Tungsten electrodes on their way with improved anode designFebruary 28, 2014
Tungsten electrodes are on their way with improved anode design
The tungsten electrodes needed for LPP’s next set of experiments are rolling forward. The electrodes are needed to eliminate impurities, and cleaner plasma is expected to raise density and yield in the tiny plasmoids where fusion reactions take place. They are on track to be installed by mid-May. The tungsten blank for the cathode (the larger outer electrode) has been completed by Tungsten Heavy Powder and is being shipped to New Jersey. There another company, New Jersey Precision Technology, will machine the block into the exact shape required, a complex process expected to take about 10 weeks.
In the meantime, LPP’s research team decided that the tungsten anode needed an improved design. Calculations by Chief Scientist Eric Lerner indicated that the highest current anticipated with FF-1 will be 2.8 Mega-Amperes, about twice the highest yet achieved. Lerner’s calculations showed this high current could cause arcing at the joint between the anode and its steel base. So the anode was redesigned into a plate-and-cylinder combination shape so that the anode, like the cathode, will connect to the rest of the circuit outside the vacuum chamber.
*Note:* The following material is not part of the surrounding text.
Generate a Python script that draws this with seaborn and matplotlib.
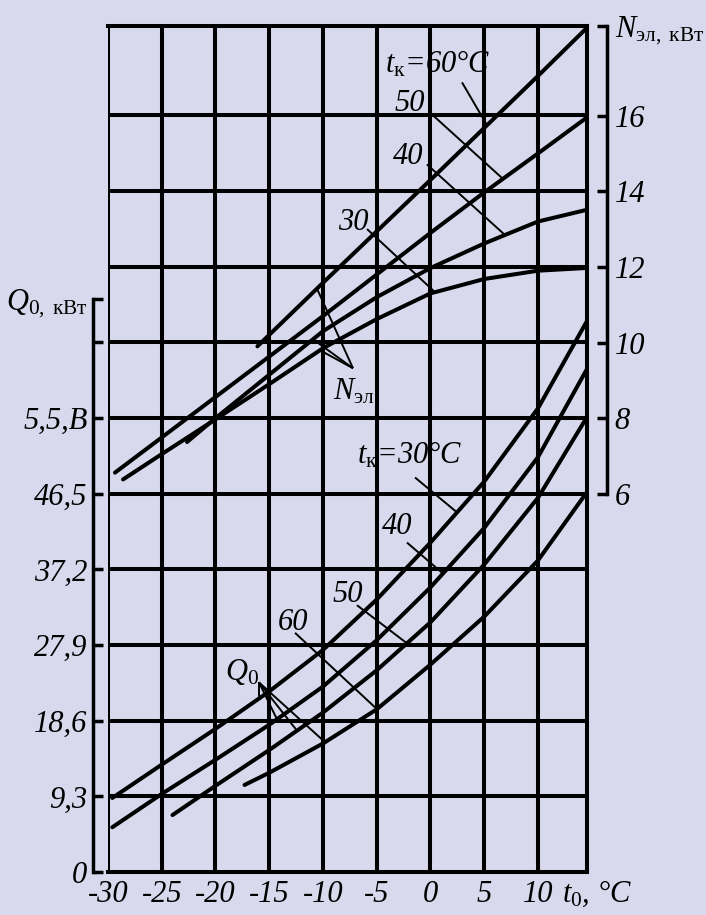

Not only will this design eliminate any possibility of plasma impurities from arcing, but by spreading the current at the join out into a larger diameter, it will eliminate any arcing at all, even at the highest currents. LPP Consultant John Thompson and LPP Board of Advisors member Rudy Frisch helped with the anode design and the corresponding design of a “ring of steel” that will apply even pressure to the anode connection, ensuring no arcing. With the re-design, the anode, too, is now being manufactured in time for May installation.